Le baroque littéraire

Le baroque littéraire, un concept sous dépendance

La notion de « baroque littéraire », ou de « littérature baroque », s'est constituée tardivement, sous une double dépendance.

L'impératif de la forme

L'idée provient d'un déplacement vers la littérature des hypothèses théoriques élaborées, à la fin du xixe siècle, sur la notion de baroque appliquée aux arts d'organisation de l'espace (compositions architecturales et picturales), de figuration (peinture, sculpture) et d'ornementation (architecture d'intérieur, mobilier, ferronnerie, orfèvrerie).

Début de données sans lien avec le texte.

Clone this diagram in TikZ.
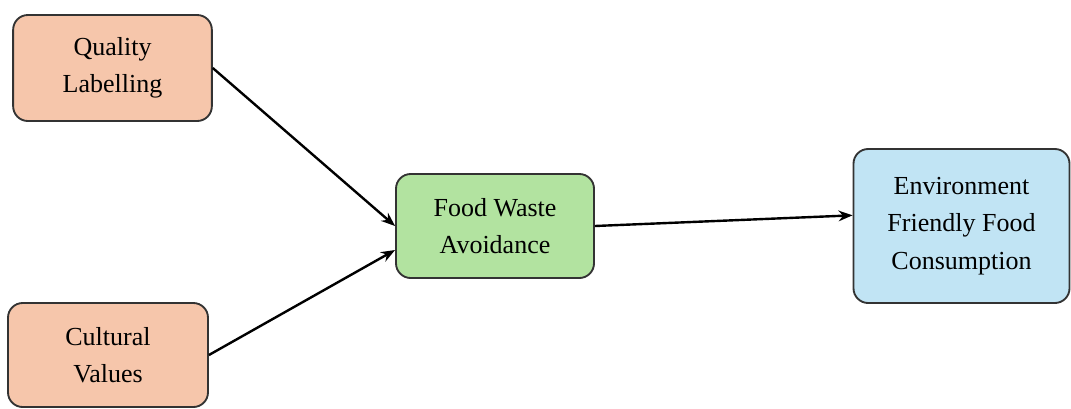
\documentclass[tikz,border=0pt]{standalone}
\usepackage{fontspec}
\setmainfont{Liberation Serif}
\usetikzlibrary{arrows.meta}

\definecolor{boxorange}{HTML}{F6C6AB}
\definecolor{boxgreen}{HTML}{B2E3A0}
\definecolor{boxblue}{HTML}{C1E4F4}
\definecolor{boxline}{HTML}{333333}

\begin{document}
\begin{tikzpicture}[x=0.75pt, y=-0.75pt, >={Stealth[length=10.5pt,width=8pt]},
    factor/.style={rectangle, rounded corners=11pt, draw=boxline, line width=1.4pt,
      align=center, font=\fontsize{19.5}{28}\selectfont, inner sep=0pt},
    link/.style={->, line width=1.8pt, black}]

  \useasboundingbox (0,0) rectangle (1071,408);

  % 自变量
  \node [factor, fill=boxorange, minimum width=149pt, minimum height=79.5pt] (quality) at (112.5,68) {Quality\\Labelling};
  \node [factor, fill=boxorange, minimum width=150pt, minimum height=78pt] (cultural) at (108,355) {Cultural\\Values};

  % 中介变量
  \node [factor, fill=boxgreen, minimum width=148.5pt, minimum height=78pt] (waste) at (495,226) {Food Waste\\Avoidance};

  % 因变量
  \node [factor, fill=boxblue, minimum width=162pt, minimum height=115.5pt] (consumption) at (961.5,226) {Environment\\Friendly Food\\Consumption};

  % 连接
  \draw [link] (quality.east) -- (waste.west);
  \draw [link] (cultural.east) -- ([yshift=-18pt]waste.west);
  \draw [link] (waste.east) -- ([yshift=8pt]consumption.west);

\end{tikzpicture}
\end{document}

La transposition des modes de construction et d'organisation de l'espace, destinés à produire des impressions ou des effets, à un secteur – la littérature – où la notion d'espace ne peut être qu'une métaphore et cède le pas à un objectif de signification, pose une première série de problèmes.

La littérature a pour matériau le langage, qui n'est pas une matière concrète, mais un système de signes ayant pour but essentiel de produire, non une forme ou une figure, mais un sens. L'objectif premier est de signifier, et secondairement, pour atteindre ce but, d'utiliser des moyens d'ordre rhétorique qui mettent les effets et les impressions au service de la signification. Tel est l'ordre traditionnel, qui a été perçu comme « naturel » et défini comme « classique ». Le baroque ayant été considéré comme l'inverse du classique, parler de baroque en littérature a consisté à inverser les termes, en donnant priorité à la forme sur le contenu, et à placer la signification en position seconde par rapport à un objectif premier qui consiste à produire des effets et à impressionner. C'est donc d'abord dans ce sens qu'on a conçu la notion de baroque littéraire, comme utilisation de moyens destinés à produire des effets et à agir sur l'imaginaire et l'affectivité, avec une oscillation entre les deux pôles de la venustà, la grâce (utilisant des moyens de séduction, comme le mot d'esprit, le concetto, le cliquetis précieux) et de la terribilità, ou désir d'impressionner (par la grandeur, la pompe, l'emphase, la volonté d'en imposer, de far stupir, selon l'expression du Cavalier Marin). L'objectif ultime de cette démarche apparaît comme la recherche d'un « sublime », qui a pour effet de mettre sous le charme (venustà) ou de créer la stupéfaction (terribilità). Les adversaires de cette esthétique auront vite fait de transformer ce sublime en grotesque, et de taxer de mauvais goût cette recherche de l'extrême.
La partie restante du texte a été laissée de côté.